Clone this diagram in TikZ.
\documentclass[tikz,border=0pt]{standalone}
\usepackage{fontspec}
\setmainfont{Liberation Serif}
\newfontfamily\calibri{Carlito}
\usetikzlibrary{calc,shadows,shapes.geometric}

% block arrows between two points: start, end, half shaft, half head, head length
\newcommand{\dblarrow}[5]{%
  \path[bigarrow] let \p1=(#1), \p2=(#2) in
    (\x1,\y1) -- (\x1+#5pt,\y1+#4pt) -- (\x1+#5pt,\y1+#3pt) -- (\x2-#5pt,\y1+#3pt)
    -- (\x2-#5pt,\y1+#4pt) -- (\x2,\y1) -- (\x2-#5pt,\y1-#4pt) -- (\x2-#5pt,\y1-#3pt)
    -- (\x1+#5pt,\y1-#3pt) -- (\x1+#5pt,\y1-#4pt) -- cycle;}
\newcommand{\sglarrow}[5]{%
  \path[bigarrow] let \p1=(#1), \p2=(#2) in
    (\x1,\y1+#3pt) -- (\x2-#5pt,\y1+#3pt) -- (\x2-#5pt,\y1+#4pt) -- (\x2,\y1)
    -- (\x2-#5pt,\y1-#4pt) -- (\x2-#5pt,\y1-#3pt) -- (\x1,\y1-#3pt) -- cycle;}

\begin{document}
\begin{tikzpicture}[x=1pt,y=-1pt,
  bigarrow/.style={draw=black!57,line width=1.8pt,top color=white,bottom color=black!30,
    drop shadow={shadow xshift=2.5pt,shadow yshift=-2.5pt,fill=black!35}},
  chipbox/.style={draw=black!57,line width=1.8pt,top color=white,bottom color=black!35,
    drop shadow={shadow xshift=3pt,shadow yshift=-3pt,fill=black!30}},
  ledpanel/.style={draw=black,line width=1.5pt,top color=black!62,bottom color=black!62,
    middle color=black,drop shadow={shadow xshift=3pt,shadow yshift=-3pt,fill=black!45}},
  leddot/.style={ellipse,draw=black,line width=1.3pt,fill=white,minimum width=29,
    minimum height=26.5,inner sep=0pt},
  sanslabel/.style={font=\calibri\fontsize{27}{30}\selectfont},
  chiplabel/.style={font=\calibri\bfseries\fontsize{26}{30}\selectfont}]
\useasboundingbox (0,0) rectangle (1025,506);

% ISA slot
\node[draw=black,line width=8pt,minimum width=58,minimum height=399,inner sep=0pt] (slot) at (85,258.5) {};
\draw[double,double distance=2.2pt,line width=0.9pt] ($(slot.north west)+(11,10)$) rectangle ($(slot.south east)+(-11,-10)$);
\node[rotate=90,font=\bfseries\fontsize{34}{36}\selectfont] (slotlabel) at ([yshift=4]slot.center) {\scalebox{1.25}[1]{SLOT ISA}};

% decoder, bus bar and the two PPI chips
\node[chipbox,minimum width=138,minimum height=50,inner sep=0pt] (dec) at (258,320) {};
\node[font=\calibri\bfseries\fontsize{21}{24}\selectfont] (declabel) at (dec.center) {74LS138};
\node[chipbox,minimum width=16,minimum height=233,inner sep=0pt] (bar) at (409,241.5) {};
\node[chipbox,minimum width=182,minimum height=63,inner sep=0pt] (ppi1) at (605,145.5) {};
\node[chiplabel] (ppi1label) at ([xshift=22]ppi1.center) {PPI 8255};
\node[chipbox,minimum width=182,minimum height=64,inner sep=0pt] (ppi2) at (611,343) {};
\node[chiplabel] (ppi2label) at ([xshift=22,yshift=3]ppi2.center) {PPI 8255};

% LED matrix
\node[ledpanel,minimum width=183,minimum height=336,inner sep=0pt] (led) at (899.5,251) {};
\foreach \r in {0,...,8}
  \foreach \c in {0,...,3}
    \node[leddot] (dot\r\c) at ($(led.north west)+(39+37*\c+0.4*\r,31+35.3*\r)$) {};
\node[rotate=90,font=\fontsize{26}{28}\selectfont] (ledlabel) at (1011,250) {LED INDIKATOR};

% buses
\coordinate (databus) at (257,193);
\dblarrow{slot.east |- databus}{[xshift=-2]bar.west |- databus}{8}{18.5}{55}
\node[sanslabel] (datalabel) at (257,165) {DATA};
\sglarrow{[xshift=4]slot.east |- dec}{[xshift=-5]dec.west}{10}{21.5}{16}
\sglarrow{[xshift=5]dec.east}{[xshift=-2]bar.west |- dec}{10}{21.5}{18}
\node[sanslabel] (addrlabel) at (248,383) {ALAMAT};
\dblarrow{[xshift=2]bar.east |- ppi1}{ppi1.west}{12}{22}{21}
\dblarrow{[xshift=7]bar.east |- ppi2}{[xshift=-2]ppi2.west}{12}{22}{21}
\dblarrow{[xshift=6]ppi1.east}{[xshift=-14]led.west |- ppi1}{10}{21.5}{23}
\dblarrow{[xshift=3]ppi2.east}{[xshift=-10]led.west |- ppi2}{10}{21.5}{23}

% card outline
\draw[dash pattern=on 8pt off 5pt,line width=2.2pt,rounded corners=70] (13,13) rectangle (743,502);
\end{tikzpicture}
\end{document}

(Exercise aim): Each line in the material above must be retyped without alteration.

(Reply):
Clone this diagram in TikZ.
\documentclass[tikz,border=0pt]{standalone}
\usepackage{fontspec}
\setmainfont{Liberation Serif}
\newfontfamily\calibri{Carlito}
\usetikzlibrary{calc,shadows,shapes.geometric}

% block arrows between two points: start, end, half shaft, half head, head length
\newcommand{\dblarrow}[5]{%
  \path[bigarrow] let \p1=(#1), \p2=(#2) in
    (\x1,\y1) -- (\x1+#5pt,\y1+#4pt) -- (\x1+#5pt,\y1+#3pt) -- (\x2-#5pt,\y1+#3pt)
    -- (\x2-#5pt,\y1+#4pt) -- (\x2,\y1) -- (\x2-#5pt,\y1-#4pt) -- (\x2-#5pt,\y1-#3pt)
    -- (\x1+#5pt,\y1-#3pt) -- (\x1+#5pt,\y1-#4pt) -- cycle;}
\newcommand{\sglarrow}[5]{%
  \path[bigarrow] let \p1=(#1), \p2=(#2) in
    (\x1,\y1+#3pt) -- (\x2-#5pt,\y1+#3pt) -- (\x2-#5pt,\y1+#4pt) -- (\x2,\y1)
    -- (\x2-#5pt,\y1-#4pt) -- (\x2-#5pt,\y1-#3pt) -- (\x1,\y1-#3pt) -- cycle;}

\begin{document}
\begin{tikzpicture}[x=1pt,y=-1pt,
  bigarrow/.style={draw=black!57,line width=1.8pt,top color=white,bottom color=black!30,
    drop shadow={shadow xshift=2.5pt,shadow yshift=-2.5pt,fill=black!35}},
  chipbox/.style={draw=black!57,line width=1.8pt,top color=white,bottom color=black!35,
    drop shadow={shadow xshift=3pt,shadow yshift=-3pt,fill=black!30}},
  ledpanel/.style={draw=black,line width=1.5pt,top color=black!62,bottom color=black!62,
    middle color=black,drop shadow={shadow xshift=3pt,shadow yshift=-3pt,fill=black!45}},
  leddot/.style={ellipse,draw=black,line width=1.3pt,fill=white,minimum width=29,
    minimum height=26.5,inner sep=0pt},
  sanslabel/.style={font=\calibri\fontsize{27}{30}\selectfont},
  chiplabel/.style={font=\calibri\bfseries\fontsize{26}{30}\selectfont}]
\useasboundingbox (0,0) rectangle (1025,506);

% ISA slot
\node[draw=black,line width=8pt,minimum width=58,minimum height=399,inner sep=0pt] (slot) at (85,258.5) {};
\draw[double,double distance=2.2pt,line width=0.9pt] ($(slot.north west)+(11,10)$) rectangle ($(slot.south east)+(-11,-10)$);
\node[rotate=90,font=\bfseries\fontsize{34}{36}\selectfont] (slotlabel) at ([yshift=4]slot.center) {\scalebox{1.25}[1]{SLOT ISA}};

% decoder, bus bar and the two PPI chips
\node[chipbox,minimum width=138,minimum height=50,inner sep=0pt] (dec) at (258,320) {};
\node[font=\calibri\bfseries\fontsize{21}{24}\selectfont] (declabel) at (dec.center) {74LS138};
\node[chipbox,minimum width=16,minimum height=233,inner sep=0pt] (bar) at (409,241.5) {};
\node[chipbox,minimum width=182,minimum height=63,inner sep=0pt] (ppi1) at (605,145.5) {};
\node[chiplabel] (ppi1label) at ([xshift=22]ppi1.center) {PPI 8255};
\node[chipbox,minimum width=182,minimum height=64,inner sep=0pt] (ppi2) at (611,343) {};
\node[chiplabel] (ppi2label) at ([xshift=22,yshift=3]ppi2.center) {PPI 8255};

% LED matrix
\node[ledpanel,minimum width=183,minimum height=336,inner sep=0pt] (led) at (899.5,251) {};
\foreach \r in {0,...,8}
  \foreach \c in {0,...,3}
    \node[leddot] (dot\r\c) at ($(led.north west)+(39+37*\c+0.4*\r,31+35.3*\r)$) {};
\node[rotate=90,font=\fontsize{26}{28}\selectfont] (ledlabel) at (1011,250) {LED INDIKATOR};

% buses
\coordinate (databus) at (257,193);
\dblarrow{slot.east |- databus}{[xshift=-2]bar.west |- databus}{8}{18.5}{55}
\node[sanslabel] (datalabel) at (257,165) {DATA};
\sglarrow{[xshift=4]slot.east |- dec}{[xshift=-5]dec.west}{10}{21.5}{16}
\sglarrow{[xshift=5]dec.east}{[xshift=-2]bar.west |- dec}{10}{21.5}{18}
\node[sanslabel] (addrlabel) at (248,383) {ALAMAT};
\dblarrow{[xshift=2]bar.east |- ppi1}{ppi1.west}{12}{22}{21}
\dblarrow{[xshift=7]bar.east |- ppi2}{[xshift=-2]ppi2.west}{12}{22}{21}
\dblarrow{[xshift=6]ppi1.east}{[xshift=-14]led.west |- ppi1}{10}{21.5}{23}
\dblarrow{[xshift=3]ppi2.east}{[xshift=-10]led.west |- ppi2}{10}{21.5}{23}

% card outline
\draw[dash pattern=on 8pt off 5pt,line width=2.2pt,rounded corners=70] (13,13) rectangle (743,502);
\end{tikzpicture}
\end{document}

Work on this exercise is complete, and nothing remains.